▸ WHAT NEEDS TO BE DONE: Print verbatim the opening line of the material and every subsequent line through the one containing "55.8, 57.1, 58.4, 59.6, 60.9, 62.1, 63.3, 64.6, 65.9, 67.2]".

-------- TASK INPUT --------

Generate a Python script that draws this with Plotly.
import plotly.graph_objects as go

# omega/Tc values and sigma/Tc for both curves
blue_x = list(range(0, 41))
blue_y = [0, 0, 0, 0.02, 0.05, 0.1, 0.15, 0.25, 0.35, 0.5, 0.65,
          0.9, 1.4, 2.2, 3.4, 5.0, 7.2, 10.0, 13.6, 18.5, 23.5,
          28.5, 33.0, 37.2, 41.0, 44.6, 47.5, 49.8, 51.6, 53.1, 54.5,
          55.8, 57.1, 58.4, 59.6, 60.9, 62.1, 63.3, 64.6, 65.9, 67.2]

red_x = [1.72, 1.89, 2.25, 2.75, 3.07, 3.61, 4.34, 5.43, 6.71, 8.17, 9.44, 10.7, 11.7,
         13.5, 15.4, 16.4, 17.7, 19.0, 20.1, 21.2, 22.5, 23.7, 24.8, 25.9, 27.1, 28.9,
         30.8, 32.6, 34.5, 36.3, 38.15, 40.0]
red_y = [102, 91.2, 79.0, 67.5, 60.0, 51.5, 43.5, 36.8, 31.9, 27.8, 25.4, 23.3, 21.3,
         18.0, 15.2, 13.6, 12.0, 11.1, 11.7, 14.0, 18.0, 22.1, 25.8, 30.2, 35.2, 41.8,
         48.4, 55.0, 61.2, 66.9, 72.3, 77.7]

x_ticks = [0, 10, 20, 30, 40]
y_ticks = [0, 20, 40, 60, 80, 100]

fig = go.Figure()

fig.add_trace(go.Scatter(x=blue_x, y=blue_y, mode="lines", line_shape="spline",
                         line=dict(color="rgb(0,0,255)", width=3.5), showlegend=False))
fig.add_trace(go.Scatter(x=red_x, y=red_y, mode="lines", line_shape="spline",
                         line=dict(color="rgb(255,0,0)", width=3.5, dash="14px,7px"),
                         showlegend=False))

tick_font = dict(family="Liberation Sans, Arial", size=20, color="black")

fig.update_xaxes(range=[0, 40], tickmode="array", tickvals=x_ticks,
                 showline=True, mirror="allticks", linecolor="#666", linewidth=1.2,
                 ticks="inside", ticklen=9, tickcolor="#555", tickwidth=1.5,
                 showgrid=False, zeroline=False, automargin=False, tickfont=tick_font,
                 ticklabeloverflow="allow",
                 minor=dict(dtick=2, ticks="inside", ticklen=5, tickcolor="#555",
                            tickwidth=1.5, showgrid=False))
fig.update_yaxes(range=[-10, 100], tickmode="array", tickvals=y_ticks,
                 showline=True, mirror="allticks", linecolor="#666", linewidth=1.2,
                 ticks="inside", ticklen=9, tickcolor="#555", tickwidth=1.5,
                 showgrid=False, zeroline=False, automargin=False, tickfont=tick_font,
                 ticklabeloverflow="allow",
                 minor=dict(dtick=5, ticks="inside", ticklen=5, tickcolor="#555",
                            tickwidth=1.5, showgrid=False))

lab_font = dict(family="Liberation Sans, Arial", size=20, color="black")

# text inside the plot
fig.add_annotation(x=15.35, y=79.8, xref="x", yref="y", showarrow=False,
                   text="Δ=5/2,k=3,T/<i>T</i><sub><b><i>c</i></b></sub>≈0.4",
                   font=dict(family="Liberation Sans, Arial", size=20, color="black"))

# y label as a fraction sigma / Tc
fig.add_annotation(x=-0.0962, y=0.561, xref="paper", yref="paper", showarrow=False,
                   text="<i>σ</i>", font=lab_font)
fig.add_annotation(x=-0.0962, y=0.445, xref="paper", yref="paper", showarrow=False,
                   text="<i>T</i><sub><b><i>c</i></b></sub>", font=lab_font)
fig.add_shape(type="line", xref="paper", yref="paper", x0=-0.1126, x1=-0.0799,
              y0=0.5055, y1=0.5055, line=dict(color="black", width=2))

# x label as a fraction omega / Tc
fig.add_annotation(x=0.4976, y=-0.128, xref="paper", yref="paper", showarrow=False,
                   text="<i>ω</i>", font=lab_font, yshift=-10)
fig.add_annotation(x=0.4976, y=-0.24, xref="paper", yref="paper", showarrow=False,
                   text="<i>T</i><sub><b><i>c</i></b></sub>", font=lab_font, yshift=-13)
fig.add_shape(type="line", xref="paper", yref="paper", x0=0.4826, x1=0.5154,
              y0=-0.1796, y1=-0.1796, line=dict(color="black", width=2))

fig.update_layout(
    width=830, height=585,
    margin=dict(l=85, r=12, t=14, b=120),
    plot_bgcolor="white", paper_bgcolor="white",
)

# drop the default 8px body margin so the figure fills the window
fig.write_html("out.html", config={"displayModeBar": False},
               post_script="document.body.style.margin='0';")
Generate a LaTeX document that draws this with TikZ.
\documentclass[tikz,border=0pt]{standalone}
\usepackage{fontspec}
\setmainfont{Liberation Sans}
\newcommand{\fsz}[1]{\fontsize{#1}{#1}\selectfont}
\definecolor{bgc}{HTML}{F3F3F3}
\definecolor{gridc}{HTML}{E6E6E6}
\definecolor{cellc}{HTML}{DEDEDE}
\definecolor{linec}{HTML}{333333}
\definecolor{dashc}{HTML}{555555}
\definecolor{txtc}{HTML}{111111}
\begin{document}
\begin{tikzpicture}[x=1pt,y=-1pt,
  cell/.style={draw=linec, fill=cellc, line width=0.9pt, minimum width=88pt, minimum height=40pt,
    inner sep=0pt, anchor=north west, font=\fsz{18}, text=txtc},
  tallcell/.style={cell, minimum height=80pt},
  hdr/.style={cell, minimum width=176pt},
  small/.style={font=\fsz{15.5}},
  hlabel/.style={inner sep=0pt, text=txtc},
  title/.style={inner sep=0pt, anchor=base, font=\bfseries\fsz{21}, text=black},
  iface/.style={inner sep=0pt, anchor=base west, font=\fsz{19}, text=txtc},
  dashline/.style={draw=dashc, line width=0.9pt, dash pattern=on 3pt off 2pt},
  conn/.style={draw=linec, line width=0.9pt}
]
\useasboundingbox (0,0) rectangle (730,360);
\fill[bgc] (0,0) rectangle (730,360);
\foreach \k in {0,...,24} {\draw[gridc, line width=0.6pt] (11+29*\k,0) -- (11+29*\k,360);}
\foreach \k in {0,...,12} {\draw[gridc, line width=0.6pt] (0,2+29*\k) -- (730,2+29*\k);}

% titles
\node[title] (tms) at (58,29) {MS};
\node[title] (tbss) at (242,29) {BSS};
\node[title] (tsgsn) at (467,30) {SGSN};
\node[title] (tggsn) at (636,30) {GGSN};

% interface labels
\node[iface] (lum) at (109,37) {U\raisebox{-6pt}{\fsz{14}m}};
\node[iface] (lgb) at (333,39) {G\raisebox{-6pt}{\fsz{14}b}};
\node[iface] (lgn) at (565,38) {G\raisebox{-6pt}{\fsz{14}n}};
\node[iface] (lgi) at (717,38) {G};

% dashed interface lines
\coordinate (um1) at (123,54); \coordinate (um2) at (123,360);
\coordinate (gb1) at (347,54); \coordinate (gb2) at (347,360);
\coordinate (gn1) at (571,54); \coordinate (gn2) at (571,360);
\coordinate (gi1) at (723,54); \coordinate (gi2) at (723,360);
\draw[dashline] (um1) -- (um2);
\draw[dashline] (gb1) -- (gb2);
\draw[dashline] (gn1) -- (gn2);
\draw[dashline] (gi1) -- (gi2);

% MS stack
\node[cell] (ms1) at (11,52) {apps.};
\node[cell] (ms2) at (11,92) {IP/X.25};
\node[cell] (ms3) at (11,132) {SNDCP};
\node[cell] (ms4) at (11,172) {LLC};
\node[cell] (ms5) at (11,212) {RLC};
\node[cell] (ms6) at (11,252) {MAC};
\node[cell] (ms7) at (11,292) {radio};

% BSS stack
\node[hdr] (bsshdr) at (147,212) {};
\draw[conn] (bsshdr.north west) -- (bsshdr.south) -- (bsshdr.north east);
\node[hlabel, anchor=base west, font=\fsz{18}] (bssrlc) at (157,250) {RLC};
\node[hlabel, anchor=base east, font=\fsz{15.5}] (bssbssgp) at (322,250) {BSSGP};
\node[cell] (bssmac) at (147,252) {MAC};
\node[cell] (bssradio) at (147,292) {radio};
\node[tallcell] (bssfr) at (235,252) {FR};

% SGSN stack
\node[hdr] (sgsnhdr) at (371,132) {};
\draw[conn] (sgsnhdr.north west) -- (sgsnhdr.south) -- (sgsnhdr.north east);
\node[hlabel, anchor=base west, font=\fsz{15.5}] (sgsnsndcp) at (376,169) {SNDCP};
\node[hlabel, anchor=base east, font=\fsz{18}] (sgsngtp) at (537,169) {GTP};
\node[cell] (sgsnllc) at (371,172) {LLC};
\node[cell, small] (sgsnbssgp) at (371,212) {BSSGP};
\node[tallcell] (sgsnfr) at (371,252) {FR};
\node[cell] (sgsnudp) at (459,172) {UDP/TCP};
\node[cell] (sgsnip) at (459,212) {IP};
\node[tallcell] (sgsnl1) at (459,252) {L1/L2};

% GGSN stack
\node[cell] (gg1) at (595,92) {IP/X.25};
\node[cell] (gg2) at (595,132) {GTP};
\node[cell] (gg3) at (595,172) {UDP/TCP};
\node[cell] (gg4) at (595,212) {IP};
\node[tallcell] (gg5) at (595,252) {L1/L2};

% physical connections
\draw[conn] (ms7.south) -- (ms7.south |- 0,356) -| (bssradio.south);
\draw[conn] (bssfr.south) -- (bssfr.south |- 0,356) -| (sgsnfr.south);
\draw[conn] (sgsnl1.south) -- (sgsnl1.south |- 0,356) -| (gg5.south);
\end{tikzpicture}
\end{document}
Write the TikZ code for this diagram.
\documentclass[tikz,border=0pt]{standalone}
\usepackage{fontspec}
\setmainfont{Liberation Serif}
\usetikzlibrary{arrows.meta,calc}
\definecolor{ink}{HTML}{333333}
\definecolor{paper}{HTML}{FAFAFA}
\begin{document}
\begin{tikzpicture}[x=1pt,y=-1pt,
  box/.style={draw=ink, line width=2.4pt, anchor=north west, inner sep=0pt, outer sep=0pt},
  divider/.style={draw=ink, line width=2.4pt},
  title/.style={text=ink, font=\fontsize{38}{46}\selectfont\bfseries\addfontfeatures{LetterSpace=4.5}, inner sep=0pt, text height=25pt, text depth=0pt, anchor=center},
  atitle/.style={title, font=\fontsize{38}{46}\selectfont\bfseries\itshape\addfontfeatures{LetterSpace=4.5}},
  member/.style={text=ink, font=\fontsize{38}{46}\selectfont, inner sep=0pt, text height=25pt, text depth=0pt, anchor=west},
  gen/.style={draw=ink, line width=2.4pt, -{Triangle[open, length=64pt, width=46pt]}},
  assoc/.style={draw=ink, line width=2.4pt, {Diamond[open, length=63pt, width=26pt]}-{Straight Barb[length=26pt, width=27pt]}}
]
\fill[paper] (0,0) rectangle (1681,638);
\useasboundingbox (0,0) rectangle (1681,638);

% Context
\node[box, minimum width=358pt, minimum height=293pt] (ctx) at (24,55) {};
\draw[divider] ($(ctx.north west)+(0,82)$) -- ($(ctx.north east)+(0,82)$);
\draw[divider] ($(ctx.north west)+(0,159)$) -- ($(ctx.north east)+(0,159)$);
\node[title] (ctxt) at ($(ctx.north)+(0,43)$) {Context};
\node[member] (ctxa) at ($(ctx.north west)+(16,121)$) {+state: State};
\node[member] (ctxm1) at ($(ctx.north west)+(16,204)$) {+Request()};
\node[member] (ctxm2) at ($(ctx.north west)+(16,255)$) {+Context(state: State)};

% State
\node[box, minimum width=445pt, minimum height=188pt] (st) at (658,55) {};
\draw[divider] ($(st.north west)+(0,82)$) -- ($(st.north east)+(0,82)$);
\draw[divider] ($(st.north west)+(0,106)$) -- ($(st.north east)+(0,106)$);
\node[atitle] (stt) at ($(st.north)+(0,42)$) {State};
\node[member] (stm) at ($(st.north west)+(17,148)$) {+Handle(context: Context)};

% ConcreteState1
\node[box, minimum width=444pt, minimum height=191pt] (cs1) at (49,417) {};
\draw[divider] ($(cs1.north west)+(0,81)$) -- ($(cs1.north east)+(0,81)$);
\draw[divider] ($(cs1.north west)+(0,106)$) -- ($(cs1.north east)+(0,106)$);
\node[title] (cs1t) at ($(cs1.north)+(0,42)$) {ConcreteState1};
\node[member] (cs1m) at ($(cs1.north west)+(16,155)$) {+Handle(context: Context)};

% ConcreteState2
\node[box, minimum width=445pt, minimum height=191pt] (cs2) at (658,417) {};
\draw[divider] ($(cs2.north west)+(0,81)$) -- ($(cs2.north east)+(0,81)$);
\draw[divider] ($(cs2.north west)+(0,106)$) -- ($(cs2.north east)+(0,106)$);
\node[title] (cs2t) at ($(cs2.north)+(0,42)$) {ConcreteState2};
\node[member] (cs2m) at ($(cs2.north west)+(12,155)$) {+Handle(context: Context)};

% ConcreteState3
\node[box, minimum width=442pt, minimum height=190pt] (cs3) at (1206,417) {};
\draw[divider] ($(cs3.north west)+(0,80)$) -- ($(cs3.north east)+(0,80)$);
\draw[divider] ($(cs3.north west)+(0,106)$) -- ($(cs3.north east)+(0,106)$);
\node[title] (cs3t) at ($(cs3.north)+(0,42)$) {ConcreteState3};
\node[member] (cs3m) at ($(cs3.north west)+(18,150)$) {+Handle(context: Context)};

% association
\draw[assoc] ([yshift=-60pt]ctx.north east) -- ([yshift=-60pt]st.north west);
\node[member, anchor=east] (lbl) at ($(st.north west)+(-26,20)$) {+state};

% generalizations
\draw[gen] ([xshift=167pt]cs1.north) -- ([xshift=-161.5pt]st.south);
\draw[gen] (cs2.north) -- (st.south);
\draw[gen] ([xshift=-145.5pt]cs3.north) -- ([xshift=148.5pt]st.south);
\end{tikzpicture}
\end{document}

--------

▸ ANSWER TO THE PROBLEM:
Generate a Python script that draws this with Plotly.
import plotly.graph_objects as go

# omega/Tc values and sigma/Tc for both curves
blue_x = list(range(0, 41))
blue_y = [0, 0, 0, 0.02, 0.05, 0.1, 0.15, 0.25, 0.35, 0.5, 0.65,
          0.9, 1.4, 2.2, 3.4, 5.0, 7.2, 10.0, 13.6, 18.5, 23.5,
          28.5, 33.0, 37.2, 41.0, 44.6, 47.5, 49.8, 51.6, 53.1, 54.5,
          55.8, 57.1, 58.4, 59.6, 60.9, 62.1, 63.3, 64.6, 65.9, 67.2]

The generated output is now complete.